Your task: Transcribe all of the data exactly. Omit the pictures.

>>>>>

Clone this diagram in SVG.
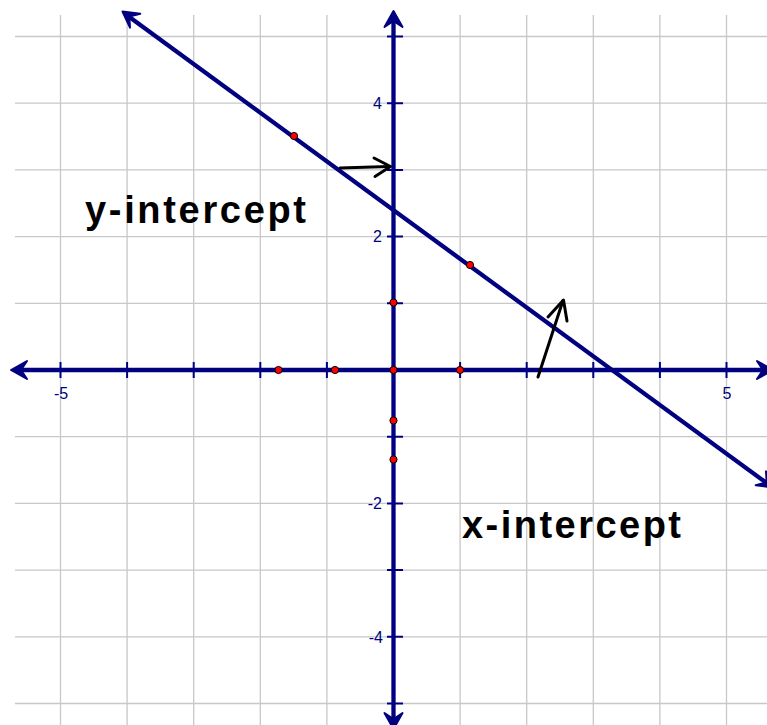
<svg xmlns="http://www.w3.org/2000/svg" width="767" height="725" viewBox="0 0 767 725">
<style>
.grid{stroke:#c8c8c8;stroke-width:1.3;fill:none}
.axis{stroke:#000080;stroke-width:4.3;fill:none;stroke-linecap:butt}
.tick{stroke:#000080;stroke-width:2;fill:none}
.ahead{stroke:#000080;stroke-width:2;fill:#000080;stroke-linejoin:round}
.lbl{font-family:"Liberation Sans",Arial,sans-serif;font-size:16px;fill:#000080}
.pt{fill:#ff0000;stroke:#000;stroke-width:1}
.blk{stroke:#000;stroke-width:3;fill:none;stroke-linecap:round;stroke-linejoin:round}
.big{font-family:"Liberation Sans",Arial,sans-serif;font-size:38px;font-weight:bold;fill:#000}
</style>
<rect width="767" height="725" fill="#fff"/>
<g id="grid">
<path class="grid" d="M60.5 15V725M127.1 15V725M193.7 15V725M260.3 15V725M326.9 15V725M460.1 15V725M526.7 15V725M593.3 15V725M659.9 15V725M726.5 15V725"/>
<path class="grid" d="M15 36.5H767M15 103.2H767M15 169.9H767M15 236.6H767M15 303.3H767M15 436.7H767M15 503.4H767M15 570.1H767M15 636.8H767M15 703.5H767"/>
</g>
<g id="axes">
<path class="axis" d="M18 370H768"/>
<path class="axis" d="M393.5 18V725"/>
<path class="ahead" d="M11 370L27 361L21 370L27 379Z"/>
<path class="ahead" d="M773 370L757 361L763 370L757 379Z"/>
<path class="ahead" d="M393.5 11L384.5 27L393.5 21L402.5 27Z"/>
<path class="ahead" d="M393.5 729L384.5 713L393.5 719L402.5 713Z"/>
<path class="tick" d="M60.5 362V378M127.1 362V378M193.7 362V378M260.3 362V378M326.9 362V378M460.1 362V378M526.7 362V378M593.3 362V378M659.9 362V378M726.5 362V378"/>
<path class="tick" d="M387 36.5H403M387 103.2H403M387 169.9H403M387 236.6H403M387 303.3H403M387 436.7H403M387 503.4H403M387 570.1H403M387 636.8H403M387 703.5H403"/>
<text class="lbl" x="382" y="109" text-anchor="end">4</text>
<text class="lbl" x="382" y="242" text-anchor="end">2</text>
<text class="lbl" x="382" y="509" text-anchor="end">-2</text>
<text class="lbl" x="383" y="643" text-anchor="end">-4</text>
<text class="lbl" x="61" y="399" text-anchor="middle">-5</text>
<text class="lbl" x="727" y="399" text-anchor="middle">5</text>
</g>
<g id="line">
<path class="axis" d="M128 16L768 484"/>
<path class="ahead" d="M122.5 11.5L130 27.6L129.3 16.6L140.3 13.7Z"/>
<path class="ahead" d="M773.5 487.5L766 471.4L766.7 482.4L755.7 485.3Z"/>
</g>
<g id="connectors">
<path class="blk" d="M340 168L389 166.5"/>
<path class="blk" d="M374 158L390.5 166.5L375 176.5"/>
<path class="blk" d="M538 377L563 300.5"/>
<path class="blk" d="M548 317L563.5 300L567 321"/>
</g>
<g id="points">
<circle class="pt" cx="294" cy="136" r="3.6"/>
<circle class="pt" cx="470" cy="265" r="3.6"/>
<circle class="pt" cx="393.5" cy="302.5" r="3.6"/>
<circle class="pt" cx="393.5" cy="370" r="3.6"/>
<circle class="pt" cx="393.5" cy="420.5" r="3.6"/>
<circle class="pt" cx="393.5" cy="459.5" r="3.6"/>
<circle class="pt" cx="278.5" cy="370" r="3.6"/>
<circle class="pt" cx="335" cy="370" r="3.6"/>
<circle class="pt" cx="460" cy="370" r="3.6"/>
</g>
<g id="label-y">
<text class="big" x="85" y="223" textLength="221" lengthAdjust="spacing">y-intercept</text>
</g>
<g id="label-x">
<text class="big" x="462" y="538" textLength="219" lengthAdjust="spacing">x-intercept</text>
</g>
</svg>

<<<<<

Answer to this exercise:
Clone this diagram in SVG.
<svg xmlns="http://www.w3.org/2000/svg" width="767" height="725" viewBox="0 0 767 725">
<style>
.grid{stroke:#c8c8c8;stroke-width:1.3;fill:none}
.axis{stroke:#000080;stroke-width:4.3;fill:none;stroke-linecap:butt}
.tick{stroke:#000080;stroke-width:2;fill:none}
.ahead{stroke:#000080;stroke-width:2;fill:#000080;stroke-linejoin:round}
.lbl{font-family:"Liberation Sans",Arial,sans-serif;font-size:16px;fill:#000080}
.pt{fill:#ff0000;stroke:#000;stroke-width:1}
.blk{stroke:#000;stroke-width:3;fill:none;stroke-linecap:round;stroke-linejoin:round}
.big{font-family:"Liberation Sans",Arial,sans-serif;font-size:38px;font-weight:bold;fill:#000}
</style>
<rect width="767" height="725" fill="#fff"/>
<g id="grid">
<path class="grid" d="M60.5 15V725M127.1 15V725M193.7 15V725M260.3 15V725M326.9 15V725M460.1 15V725M526.7 15V725M593.3 15V725M659.9 15V725M726.5 15V725"/>
<path class="grid" d="M15 36.5H767M15 103.2H767M15 169.9H767M15 236.6H767M15 303.3H767M15 436.7H767M15 503.4H767M15 570.1H767M15 636.8H767M15 703.5H767"/>
</g>
<g id="axes">
<path class="axis" d="M18 370H768"/>
<path class="axis" d="M393.5 18V725"/>
<path class="ahead" d="M11 370L27 361L21 370L27 379Z"/>
<path class="ahead" d="M773 370L757 361L763 370L757 379Z"/>
<path class="ahead" d="M393.5 11L384.5 27L393.5 21L402.5 27Z"/>
<path class="ahead" d="M393.5 729L384.5 713L393.5 719L402.5 713Z"/>
<path class="tick" d="M60.5 362V378M127.1 362V378M193.7 362V378M260.3 362V378M326.9 362V378M460.1 362V378M526.7 362V378M593.3 362V378M659.9 362V378M726.5 362V378"/>
<path class="tick" d="M387 36.5H403M387 103.2H403M387 169.9H403M387 236.6H403M387 303.3H403M387 436.7H403M387 503.4H403M387 570.1H403M387 636.8H403M387 703.5H403"/>
<text class="lbl" x="382" y="109" text-anchor="end">4</text>
<text class="lbl" x="382" y="242" text-anchor="end">2</text>
<text class="lbl" x="382" y="509" text-anchor="end">-2</text>
<text class="lbl" x="383" y="643" text-anchor="end">-4</text>
<text class="lbl" x="61" y="399" text-anchor="middle">-5</text>
<text class="lbl" x="727" y="399" text-anchor="middle">5</text>
</g>
<g id="line">
<path class="axis" d="M128 16L768 484"/>
<path class="ahead" d="M122.5 11.5L130 27.6L129.3 16.6L140.3 13.7Z"/>
<path class="ahead" d="M773.5 487.5L766 471.4L766.7 482.4L755.7 485.3Z"/>
</g>
<g id="connectors">
<path class="blk" d="M340 168L389 166.5"/>
<path class="blk" d="M374 158L390.5 166.5L375 176.5"/>
<path class="blk" d="M538 377L563 300.5"/>
<path class="blk" d="M548 317L563.5 300L567 321"/>
</g>
<g id="points">
<circle class="pt" cx="294" cy="136" r="3.6"/>
<circle class="pt" cx="470" cy="265" r="3.6"/>
<circle class="pt" cx="393.5" cy="302.5" r="3.6"/>
<circle class="pt" cx="393.5" cy="370" r="3.6"/>
<circle class="pt" cx="393.5" cy="420.5" r="3.6"/>
<circle class="pt" cx="393.5" cy="459.5" r="3.6"/>
<circle class="pt" cx="278.5" cy="370" r="3.6"/>
<circle class="pt" cx="335" cy="370" r="3.6"/>
<circle class="pt" cx="460" cy="370" r="3.6"/>
</g>
<g id="label-y">
<text class="big" x="85" y="223" textLength="221" lengthAdjust="spacing">y-intercept</text>
</g>
<g id="label-x">
<text class="big" x="462" y="538" textLength="219" lengthAdjust="spacing">x-intercept</text>
</g>
</svg>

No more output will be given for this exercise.